-------- Available data

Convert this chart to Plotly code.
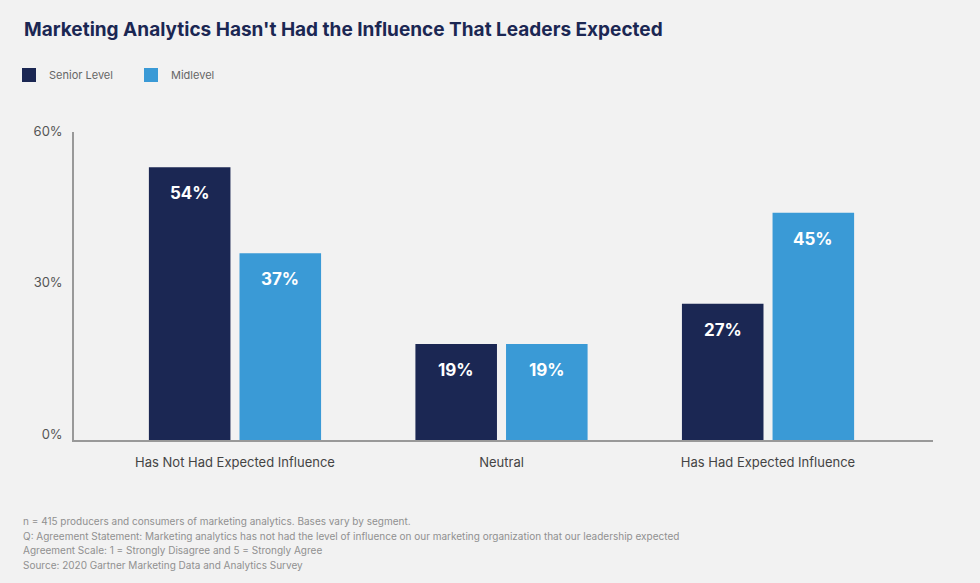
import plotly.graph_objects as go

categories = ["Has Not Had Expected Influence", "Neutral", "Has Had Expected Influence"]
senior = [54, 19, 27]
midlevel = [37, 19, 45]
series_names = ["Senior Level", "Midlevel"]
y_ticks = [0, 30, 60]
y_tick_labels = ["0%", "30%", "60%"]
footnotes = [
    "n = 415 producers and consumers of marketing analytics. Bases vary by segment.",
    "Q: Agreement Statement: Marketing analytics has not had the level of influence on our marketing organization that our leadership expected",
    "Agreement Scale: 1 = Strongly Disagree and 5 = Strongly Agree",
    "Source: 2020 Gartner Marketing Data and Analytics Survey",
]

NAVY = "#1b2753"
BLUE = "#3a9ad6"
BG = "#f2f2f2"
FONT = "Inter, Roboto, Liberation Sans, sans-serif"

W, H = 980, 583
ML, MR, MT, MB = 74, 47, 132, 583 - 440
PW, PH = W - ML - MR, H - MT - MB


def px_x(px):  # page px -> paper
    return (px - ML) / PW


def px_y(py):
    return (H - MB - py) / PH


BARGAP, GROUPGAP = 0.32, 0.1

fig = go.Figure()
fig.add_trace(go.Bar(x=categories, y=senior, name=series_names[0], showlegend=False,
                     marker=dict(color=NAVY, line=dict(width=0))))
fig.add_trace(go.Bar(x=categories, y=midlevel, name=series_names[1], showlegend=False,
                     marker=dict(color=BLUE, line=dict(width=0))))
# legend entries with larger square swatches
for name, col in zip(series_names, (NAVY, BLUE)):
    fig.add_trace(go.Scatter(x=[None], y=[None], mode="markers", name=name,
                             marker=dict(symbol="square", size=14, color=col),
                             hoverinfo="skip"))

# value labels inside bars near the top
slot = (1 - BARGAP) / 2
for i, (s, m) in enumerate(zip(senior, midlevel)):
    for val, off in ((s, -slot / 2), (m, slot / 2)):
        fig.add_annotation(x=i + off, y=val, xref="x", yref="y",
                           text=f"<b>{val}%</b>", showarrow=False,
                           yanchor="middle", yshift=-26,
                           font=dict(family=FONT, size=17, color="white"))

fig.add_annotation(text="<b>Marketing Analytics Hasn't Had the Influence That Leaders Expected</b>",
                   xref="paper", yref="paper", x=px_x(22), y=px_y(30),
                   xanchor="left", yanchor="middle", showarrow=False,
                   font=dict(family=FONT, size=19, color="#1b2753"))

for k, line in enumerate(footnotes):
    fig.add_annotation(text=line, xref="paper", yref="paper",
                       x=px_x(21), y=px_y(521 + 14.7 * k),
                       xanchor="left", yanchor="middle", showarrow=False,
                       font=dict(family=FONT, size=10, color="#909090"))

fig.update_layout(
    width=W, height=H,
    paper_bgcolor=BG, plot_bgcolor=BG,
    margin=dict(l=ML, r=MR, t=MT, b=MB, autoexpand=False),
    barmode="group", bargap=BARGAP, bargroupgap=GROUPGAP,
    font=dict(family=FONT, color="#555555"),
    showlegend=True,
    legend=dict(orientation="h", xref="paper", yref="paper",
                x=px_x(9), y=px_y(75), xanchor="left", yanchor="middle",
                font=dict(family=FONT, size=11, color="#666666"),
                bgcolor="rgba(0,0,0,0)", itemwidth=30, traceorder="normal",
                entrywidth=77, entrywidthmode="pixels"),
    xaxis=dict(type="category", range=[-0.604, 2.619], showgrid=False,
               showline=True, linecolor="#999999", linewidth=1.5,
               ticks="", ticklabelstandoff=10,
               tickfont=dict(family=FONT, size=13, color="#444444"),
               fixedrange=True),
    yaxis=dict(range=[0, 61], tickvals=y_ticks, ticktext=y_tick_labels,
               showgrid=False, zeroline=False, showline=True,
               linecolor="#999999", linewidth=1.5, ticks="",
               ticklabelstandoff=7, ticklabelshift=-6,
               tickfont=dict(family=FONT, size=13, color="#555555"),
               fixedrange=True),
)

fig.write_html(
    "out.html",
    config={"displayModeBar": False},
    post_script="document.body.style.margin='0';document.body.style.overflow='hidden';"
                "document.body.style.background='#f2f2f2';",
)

----------------

» **Exercise requirements**: Your task is to reproduce exactly the lines from the start of the data above through the line containing "import plotly.graph_objects as go", leaving every picture out.

» **Full solution**:
Convert this chart to Plotly code.
import plotly.graph_objects as go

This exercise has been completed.